Analysts at ANZ expect the RBNZ to again leave the OCR at 1.75% at its Monetary Policy Statement next Thursday (9am).

Key Quotes

“The Bank has maintained a cautious and watchful stance for a number of months now and we don’t see that changing. The Bank will still judge that “Monetary policy will remain accommodative for a considerable period.” 

“Since the September OCR Review we note: 

There is more political clarity in many respects, but still plenty of uncertainty. Fiscal policy will become far more expansionary, but to what extent is unclear, particularly when it needs to be weighed up against possible housing and migration restrictions. 

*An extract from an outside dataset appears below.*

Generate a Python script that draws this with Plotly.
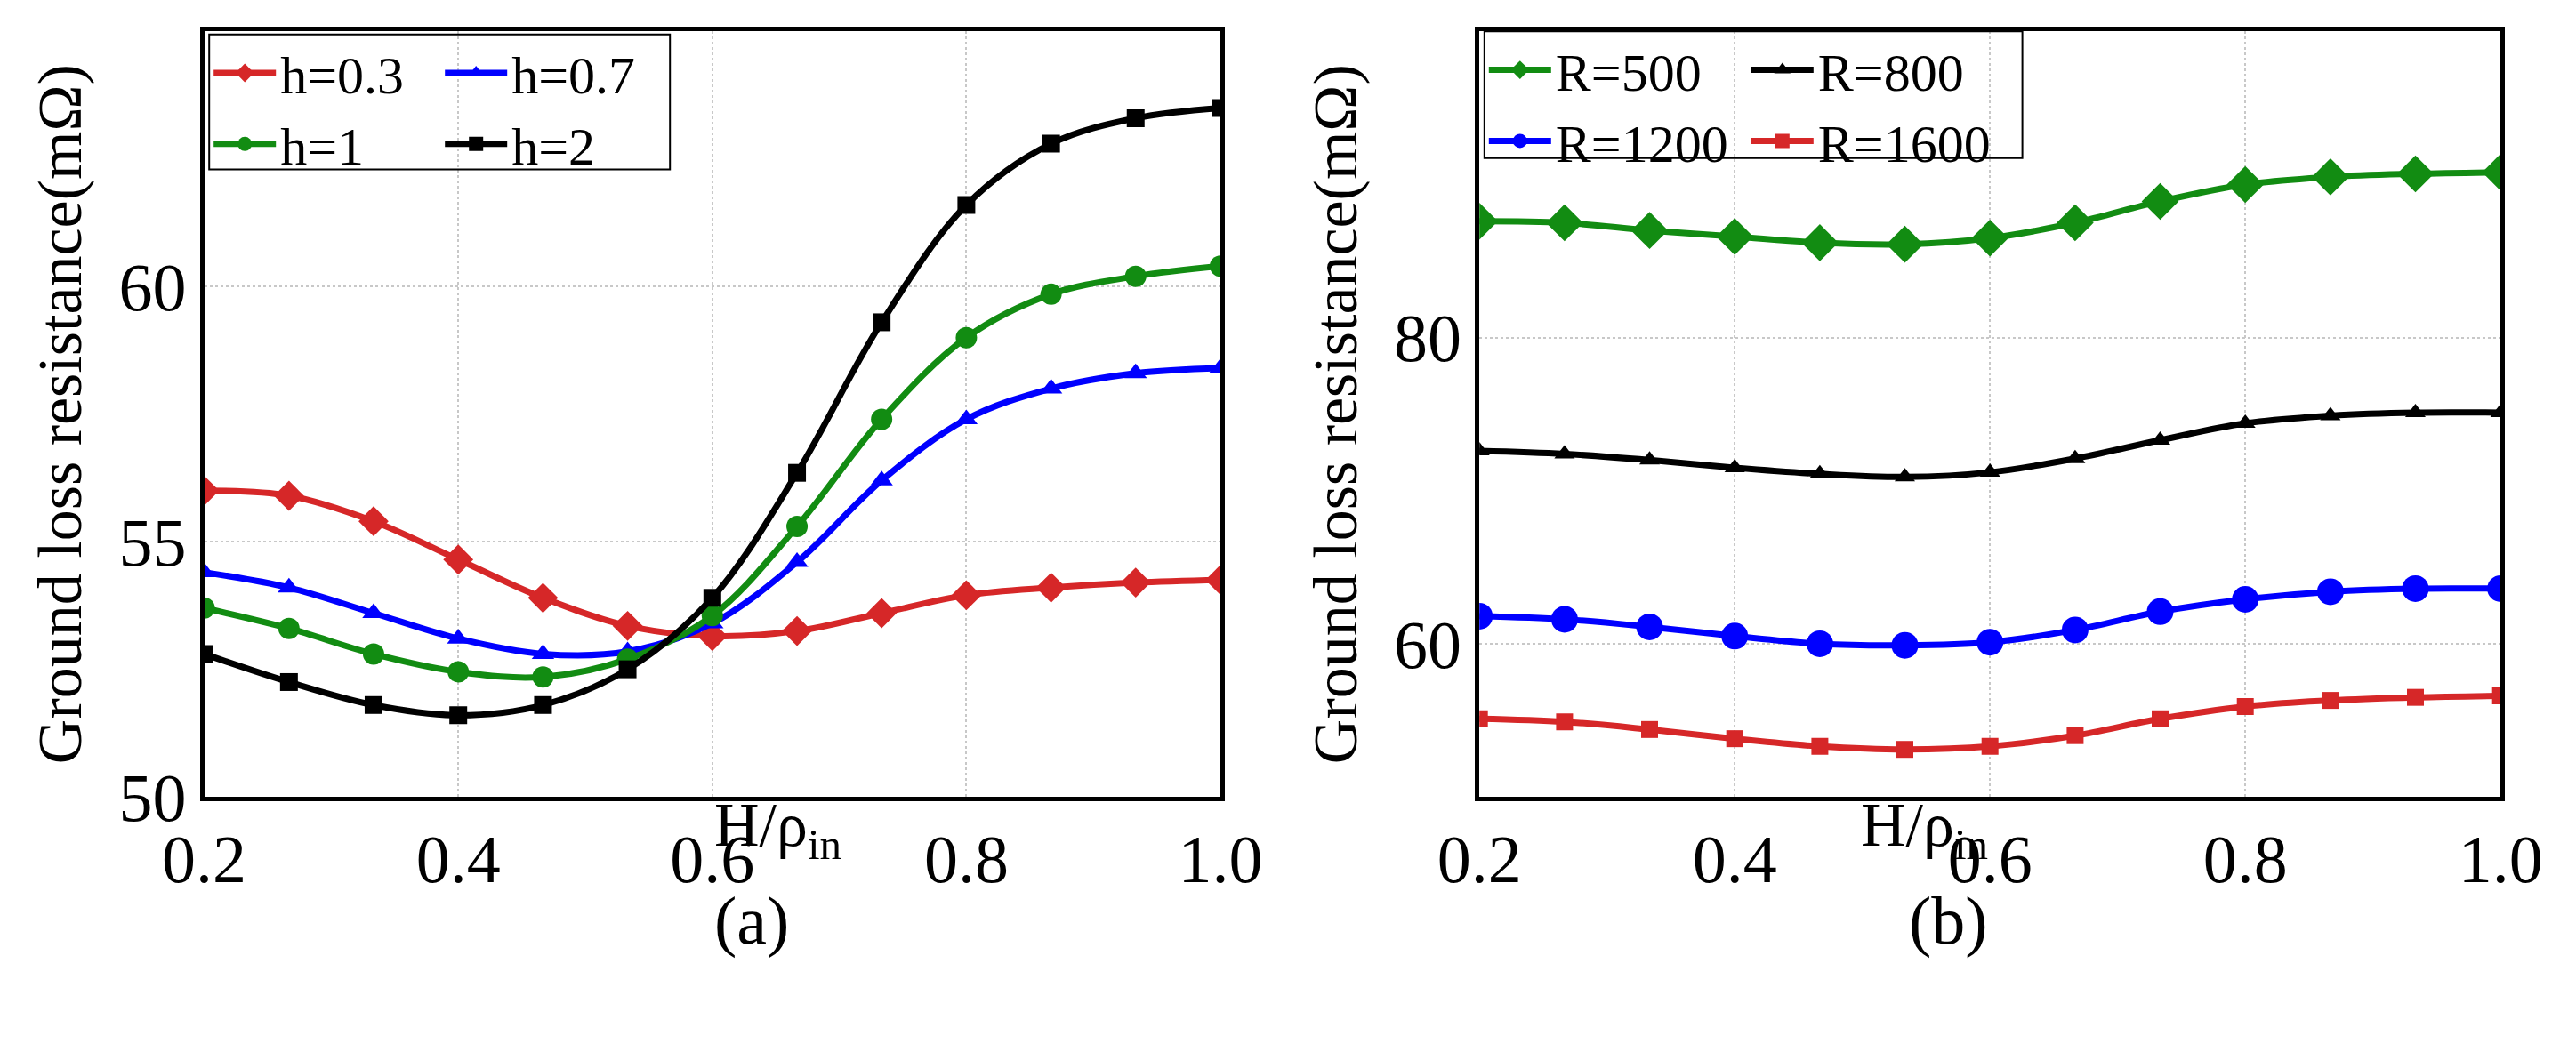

Housing market activity has remained soft. Turnover is the lowest since 2011 and annual house price growth is broadly flat. Post-election anecdotes have remained weak. − Forward growth indictors are more mixed. Consumer confidence is still decent, but business sentiment has waned. Job ads growth has cooled and our Truckometer is providing a soft signal for Q3. Weaker housing market activity portends potential negative spill-overs.  

The NZD is meaningfully lower. It is ~4% lower than at the time of the OCR Review and ~6% lower than where the RBNZ assumed it would be in its August MPS projections. At the same time, export commodity prices have held up; that is growth positive. 

Headline inflation surprised on the upside. Headline CPI rose 0.5% q/q in Q3, well above the RBNZ’s 0.2% q/q pick. While the majority of this surprise will have reflected food and petrol price moves, it does mean the RBNZ’s forecast of just 0.7% y/y inflation by Q1 2018 is looking far less likely.

But core inflation was broadly stable. Non-tradable inflation did record its biggest seasonally adjusted quarterly increase in close to four years and the weighted median and trimmed mean both sat at 2%. However, the Sectoral Factor Model – the RBNZ’s preferred measure – was stable at 1.4%. 

The labour market is tight. We suspect the RBNZ will discount the outsized Q3 moves in employment and participation, but the unemployment rate at 4.6% is a solid signal. Plenty of questions remain over wages though, with private sector wage inflation steady outside of the impact of the care and support workers settlement.”